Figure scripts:
=-=-=
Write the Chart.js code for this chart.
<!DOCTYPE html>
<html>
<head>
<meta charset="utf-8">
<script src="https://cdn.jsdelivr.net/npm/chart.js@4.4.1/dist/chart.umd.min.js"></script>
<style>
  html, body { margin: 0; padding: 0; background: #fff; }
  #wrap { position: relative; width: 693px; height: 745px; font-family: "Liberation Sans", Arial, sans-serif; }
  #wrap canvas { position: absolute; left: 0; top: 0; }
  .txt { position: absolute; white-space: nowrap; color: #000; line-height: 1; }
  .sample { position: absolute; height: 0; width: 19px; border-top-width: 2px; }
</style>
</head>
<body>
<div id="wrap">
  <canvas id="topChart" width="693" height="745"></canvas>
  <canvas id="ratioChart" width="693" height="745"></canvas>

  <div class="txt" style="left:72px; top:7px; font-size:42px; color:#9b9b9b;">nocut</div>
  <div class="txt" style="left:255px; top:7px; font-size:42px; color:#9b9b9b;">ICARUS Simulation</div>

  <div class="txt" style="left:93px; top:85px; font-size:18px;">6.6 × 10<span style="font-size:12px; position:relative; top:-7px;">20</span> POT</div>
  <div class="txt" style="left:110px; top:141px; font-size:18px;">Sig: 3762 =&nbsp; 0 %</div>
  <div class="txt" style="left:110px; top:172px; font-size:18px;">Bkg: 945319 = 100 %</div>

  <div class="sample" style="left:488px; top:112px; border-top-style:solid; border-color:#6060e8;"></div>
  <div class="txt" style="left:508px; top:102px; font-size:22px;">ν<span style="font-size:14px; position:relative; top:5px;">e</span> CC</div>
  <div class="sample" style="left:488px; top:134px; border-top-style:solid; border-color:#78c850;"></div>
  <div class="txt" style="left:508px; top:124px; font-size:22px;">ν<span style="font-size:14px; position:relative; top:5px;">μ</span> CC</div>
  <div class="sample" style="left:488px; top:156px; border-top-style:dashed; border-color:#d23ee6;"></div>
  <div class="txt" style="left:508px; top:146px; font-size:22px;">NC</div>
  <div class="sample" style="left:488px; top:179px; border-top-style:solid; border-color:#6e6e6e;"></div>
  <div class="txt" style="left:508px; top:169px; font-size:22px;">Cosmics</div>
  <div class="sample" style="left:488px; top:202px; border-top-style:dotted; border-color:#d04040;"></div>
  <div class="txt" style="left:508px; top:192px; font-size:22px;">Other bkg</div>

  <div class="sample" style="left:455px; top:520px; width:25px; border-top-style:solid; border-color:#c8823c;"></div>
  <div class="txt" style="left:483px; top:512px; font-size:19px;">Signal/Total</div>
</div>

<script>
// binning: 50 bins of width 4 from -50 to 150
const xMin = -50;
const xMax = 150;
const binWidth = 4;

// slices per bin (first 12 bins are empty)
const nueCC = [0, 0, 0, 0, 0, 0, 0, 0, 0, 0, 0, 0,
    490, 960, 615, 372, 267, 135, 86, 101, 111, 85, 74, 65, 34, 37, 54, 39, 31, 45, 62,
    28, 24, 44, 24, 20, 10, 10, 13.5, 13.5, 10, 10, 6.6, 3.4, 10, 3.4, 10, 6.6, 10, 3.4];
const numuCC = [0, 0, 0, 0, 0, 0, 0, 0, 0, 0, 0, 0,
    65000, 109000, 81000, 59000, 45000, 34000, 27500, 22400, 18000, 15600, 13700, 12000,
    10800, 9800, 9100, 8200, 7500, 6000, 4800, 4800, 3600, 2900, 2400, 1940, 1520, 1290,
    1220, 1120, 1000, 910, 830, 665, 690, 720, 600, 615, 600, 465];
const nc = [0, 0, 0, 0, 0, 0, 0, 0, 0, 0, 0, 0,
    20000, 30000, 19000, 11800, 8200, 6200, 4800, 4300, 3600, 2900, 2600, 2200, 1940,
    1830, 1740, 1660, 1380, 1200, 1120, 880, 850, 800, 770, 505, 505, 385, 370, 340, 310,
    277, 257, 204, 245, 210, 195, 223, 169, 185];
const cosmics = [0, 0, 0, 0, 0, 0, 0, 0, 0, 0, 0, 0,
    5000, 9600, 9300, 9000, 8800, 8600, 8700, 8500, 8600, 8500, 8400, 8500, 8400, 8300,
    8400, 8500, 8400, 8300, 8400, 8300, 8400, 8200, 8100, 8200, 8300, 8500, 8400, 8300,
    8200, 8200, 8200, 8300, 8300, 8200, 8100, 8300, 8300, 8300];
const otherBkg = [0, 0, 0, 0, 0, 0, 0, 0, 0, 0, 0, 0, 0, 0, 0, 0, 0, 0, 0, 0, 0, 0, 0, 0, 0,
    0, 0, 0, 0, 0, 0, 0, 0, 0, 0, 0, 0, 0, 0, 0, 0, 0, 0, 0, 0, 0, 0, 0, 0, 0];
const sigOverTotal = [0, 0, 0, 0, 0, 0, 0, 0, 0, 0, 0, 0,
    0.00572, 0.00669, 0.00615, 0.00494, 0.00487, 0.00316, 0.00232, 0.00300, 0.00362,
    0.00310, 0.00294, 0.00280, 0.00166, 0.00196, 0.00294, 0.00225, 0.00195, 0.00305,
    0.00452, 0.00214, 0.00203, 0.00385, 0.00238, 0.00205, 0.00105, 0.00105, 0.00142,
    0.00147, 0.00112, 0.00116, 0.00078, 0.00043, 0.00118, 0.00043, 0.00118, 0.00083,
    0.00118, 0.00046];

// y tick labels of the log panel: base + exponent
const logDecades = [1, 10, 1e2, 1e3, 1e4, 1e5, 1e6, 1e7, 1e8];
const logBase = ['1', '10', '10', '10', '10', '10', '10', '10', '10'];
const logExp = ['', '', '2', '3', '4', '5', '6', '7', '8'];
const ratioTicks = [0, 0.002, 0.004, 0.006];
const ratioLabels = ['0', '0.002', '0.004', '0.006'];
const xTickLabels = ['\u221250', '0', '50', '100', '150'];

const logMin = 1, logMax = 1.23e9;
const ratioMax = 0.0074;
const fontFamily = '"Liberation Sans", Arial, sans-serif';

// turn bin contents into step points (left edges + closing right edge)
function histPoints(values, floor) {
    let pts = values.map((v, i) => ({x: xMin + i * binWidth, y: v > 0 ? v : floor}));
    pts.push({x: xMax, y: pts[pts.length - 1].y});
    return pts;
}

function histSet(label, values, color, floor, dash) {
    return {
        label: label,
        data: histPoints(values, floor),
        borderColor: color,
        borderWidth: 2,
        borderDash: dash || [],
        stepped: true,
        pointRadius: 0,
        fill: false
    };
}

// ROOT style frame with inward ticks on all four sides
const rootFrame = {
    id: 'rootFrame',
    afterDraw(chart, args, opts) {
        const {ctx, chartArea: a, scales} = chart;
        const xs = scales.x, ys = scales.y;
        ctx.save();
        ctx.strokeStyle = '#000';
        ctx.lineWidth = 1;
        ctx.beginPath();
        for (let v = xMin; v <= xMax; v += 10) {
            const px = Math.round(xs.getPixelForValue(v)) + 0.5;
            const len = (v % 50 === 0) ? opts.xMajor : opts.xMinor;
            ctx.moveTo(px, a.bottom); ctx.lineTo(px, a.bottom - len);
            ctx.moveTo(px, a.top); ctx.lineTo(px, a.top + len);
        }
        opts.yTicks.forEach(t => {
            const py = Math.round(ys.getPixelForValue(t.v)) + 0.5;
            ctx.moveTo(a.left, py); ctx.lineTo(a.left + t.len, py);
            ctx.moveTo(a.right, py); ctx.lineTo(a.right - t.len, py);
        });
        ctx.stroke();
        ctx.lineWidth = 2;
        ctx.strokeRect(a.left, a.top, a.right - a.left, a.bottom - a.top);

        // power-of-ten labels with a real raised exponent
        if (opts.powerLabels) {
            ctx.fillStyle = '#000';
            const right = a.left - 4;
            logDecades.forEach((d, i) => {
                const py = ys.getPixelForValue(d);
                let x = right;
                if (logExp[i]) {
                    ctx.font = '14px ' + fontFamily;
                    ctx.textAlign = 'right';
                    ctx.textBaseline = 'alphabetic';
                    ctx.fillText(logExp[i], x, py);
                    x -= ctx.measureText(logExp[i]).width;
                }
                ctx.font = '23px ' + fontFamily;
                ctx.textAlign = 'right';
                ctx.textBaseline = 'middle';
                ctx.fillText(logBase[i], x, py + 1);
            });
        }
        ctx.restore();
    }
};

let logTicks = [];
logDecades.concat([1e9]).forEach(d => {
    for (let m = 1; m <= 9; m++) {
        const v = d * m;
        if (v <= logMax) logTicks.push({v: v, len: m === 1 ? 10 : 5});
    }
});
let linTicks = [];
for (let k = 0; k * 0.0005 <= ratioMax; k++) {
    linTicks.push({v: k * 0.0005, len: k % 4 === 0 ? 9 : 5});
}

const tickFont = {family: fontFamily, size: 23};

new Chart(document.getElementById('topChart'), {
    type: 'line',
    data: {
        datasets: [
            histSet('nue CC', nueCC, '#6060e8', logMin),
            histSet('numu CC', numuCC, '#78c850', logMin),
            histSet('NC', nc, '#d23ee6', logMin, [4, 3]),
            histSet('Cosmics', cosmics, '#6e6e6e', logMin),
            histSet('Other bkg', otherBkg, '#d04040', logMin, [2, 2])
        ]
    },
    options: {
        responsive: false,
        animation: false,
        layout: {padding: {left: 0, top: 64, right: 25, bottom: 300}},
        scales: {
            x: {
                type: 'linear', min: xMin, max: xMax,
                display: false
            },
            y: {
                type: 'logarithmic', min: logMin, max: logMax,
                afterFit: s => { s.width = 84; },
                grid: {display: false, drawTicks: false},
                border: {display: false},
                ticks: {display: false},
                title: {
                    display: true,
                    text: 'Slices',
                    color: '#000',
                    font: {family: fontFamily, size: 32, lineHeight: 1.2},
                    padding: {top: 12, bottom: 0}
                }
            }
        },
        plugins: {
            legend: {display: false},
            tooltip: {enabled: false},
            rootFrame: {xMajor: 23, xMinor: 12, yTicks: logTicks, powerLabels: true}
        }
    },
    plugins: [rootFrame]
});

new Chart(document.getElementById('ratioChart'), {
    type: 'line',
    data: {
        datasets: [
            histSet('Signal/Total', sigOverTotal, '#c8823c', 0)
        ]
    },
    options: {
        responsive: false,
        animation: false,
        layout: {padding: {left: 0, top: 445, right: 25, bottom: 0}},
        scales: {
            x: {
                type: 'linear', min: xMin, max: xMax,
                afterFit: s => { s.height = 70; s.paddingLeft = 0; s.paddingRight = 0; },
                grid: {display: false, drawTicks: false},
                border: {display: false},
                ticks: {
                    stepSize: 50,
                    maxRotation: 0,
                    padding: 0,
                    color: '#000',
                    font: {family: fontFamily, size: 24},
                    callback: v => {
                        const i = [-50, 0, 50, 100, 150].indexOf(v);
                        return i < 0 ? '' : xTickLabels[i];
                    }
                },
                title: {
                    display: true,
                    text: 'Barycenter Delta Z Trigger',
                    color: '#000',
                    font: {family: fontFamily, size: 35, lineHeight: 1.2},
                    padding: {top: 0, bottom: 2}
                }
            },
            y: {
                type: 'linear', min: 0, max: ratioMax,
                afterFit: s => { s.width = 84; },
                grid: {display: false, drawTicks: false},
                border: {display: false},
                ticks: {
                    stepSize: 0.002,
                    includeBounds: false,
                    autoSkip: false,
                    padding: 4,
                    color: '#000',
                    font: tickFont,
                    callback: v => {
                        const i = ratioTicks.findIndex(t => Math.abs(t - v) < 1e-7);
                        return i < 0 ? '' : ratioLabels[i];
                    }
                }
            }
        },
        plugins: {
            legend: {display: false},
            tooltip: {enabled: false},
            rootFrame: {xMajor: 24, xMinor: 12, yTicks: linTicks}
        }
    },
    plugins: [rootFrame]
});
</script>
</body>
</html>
=-=-=
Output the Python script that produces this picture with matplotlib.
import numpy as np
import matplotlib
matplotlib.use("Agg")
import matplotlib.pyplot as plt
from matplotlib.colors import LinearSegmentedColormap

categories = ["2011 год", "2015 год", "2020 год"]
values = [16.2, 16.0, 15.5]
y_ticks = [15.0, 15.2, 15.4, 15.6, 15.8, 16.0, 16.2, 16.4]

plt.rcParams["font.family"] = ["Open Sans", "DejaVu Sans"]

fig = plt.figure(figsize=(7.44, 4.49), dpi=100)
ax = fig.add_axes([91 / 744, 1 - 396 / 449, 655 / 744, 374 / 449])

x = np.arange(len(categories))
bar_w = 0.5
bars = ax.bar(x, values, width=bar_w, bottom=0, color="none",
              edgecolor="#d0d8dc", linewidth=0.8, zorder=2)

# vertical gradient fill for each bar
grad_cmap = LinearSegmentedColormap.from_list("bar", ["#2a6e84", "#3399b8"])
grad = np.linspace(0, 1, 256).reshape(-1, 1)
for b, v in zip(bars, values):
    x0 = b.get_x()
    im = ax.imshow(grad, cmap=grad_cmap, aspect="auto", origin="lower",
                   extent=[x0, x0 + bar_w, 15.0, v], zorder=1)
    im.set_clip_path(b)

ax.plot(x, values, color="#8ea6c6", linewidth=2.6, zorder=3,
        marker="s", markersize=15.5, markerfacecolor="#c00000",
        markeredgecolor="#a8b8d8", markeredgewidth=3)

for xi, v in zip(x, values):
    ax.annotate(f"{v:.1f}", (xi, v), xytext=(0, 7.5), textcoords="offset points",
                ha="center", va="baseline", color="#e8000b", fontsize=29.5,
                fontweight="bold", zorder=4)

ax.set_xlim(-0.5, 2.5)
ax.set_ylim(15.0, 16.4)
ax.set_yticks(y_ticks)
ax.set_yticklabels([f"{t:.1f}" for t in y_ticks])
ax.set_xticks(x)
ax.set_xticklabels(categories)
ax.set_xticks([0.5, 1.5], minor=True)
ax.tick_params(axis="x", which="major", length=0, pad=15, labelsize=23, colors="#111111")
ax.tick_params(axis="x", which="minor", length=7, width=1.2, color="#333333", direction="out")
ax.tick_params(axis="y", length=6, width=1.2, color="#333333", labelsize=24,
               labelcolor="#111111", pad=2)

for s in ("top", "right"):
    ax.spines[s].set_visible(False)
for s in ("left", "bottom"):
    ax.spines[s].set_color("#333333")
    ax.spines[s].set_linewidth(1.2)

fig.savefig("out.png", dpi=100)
=-=-=
**OBJECTIVE:**
The lines to return run from the one containing "Output the Python" down to the one containing "ax = fig.add_axes([91"; give them exactly, both included, and no others.

**RESULT:**
Output the Python script that produces this picture with matplotlib.
import numpy as np
import matplotlib
matplotlib.use("Agg")
import matplotlib.pyplot as plt
from matplotlib.colors import LinearSegmentedColormap

categories = ["2011 год", "2015 год", "2020 год"]
values = [16.2, 16.0, 15.5]
y_ticks = [15.0, 15.2, 15.4, 15.6, 15.8, 16.0, 16.2, 16.4]

plt.rcParams["font.family"] = ["Open Sans", "DejaVu Sans"]

fig = plt.figure(figsize=(7.44, 4.49), dpi=100)
ax = fig.add_axes([91 / 744, 1 - 396 / 449, 655 / 744, 374 / 449])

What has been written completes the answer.